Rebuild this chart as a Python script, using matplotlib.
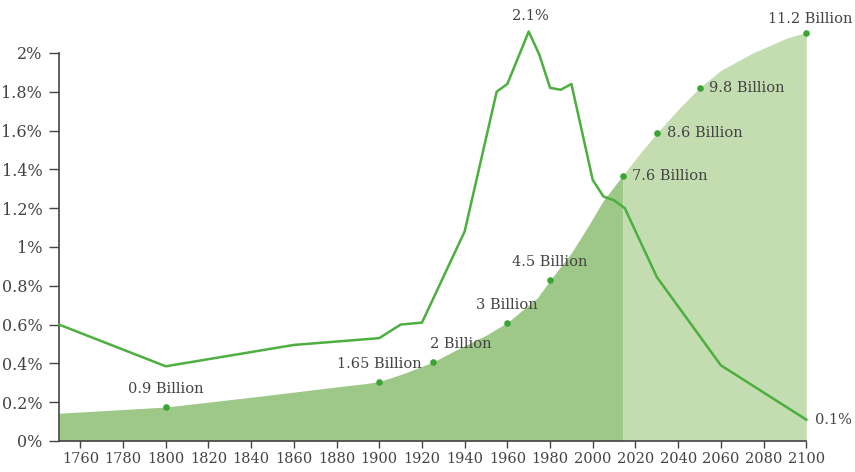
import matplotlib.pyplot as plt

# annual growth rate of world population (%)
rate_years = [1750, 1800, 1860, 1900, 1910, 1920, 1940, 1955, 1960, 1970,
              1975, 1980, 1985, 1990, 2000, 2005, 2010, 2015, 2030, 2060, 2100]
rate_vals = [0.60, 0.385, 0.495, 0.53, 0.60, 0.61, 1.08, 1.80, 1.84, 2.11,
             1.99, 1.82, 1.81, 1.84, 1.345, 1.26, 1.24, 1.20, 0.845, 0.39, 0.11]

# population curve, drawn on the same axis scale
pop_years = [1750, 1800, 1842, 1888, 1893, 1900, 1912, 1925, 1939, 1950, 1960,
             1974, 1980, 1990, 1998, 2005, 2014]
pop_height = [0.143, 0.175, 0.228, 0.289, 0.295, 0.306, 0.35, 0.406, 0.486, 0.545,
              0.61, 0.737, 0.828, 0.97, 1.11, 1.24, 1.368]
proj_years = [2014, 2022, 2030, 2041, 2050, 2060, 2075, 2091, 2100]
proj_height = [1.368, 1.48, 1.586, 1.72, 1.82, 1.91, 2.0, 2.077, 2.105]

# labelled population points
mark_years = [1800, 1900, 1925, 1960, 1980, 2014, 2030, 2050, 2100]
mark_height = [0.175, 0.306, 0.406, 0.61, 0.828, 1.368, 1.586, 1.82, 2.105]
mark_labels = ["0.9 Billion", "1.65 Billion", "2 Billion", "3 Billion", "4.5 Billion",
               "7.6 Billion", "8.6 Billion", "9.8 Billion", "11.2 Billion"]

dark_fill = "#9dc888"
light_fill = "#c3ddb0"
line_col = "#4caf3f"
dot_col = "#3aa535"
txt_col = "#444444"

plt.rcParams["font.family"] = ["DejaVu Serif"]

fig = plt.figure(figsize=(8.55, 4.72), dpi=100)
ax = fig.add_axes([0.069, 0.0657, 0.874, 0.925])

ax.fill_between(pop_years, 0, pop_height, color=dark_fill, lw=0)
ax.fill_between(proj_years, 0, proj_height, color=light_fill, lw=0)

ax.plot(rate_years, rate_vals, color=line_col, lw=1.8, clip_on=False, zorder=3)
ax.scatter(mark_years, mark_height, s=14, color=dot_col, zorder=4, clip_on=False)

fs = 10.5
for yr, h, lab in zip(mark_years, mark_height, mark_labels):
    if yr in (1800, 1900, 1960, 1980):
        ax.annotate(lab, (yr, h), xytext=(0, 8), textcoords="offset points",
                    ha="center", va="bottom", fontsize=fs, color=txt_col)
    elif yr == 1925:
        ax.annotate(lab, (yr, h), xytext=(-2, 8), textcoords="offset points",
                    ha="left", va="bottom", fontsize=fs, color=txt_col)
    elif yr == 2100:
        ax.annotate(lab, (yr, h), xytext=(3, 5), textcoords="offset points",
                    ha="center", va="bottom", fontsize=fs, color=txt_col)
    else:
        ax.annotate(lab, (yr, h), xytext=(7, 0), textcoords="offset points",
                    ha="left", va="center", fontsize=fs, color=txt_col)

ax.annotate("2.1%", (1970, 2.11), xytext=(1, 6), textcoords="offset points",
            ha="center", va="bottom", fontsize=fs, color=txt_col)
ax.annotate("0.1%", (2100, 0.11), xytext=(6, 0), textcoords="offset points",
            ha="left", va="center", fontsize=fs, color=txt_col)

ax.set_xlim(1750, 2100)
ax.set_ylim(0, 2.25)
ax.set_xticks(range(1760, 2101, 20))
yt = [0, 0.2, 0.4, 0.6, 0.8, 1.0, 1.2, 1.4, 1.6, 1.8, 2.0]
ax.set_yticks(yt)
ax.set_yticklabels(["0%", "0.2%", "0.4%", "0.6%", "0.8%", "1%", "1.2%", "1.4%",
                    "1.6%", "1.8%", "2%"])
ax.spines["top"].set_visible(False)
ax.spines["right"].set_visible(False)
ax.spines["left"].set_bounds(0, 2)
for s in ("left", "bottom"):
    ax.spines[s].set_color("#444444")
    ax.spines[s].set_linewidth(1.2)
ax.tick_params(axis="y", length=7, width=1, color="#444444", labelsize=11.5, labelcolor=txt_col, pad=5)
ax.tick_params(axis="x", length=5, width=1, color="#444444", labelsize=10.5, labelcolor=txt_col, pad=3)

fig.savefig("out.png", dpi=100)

·····

Description of the task :: Starting at the first line of the material, output exactly the lines up to and including the one with "2.0, 2.077, 2.105]". Do not include the pictures.

Result of this task ::
Rebuild this chart as a Python script, using matplotlib.
import matplotlib.pyplot as plt

# annual growth rate of world population (%)
rate_years = [1750, 1800, 1860, 1900, 1910, 1920, 1940, 1955, 1960, 1970,
              1975, 1980, 1985, 1990, 2000, 2005, 2010, 2015, 2030, 2060, 2100]
rate_vals = [0.60, 0.385, 0.495, 0.53, 0.60, 0.61, 1.08, 1.80, 1.84, 2.11,
             1.99, 1.82, 1.81, 1.84, 1.345, 1.26, 1.24, 1.20, 0.845, 0.39, 0.11]

# population curve, drawn on the same axis scale
pop_years = [1750, 1800, 1842, 1888, 1893, 1900, 1912, 1925, 1939, 1950, 1960,
             1974, 1980, 1990, 1998, 2005, 2014]
pop_height = [0.143, 0.175, 0.228, 0.289, 0.295, 0.306, 0.35, 0.406, 0.486, 0.545,
              0.61, 0.737, 0.828, 0.97, 1.11, 1.24, 1.368]
proj_years = [2014, 2022, 2030, 2041, 2050, 2060, 2075, 2091, 2100]
proj_height = [1.368, 1.48, 1.586, 1.72, 1.82, 1.91, 2.0, 2.077, 2.105]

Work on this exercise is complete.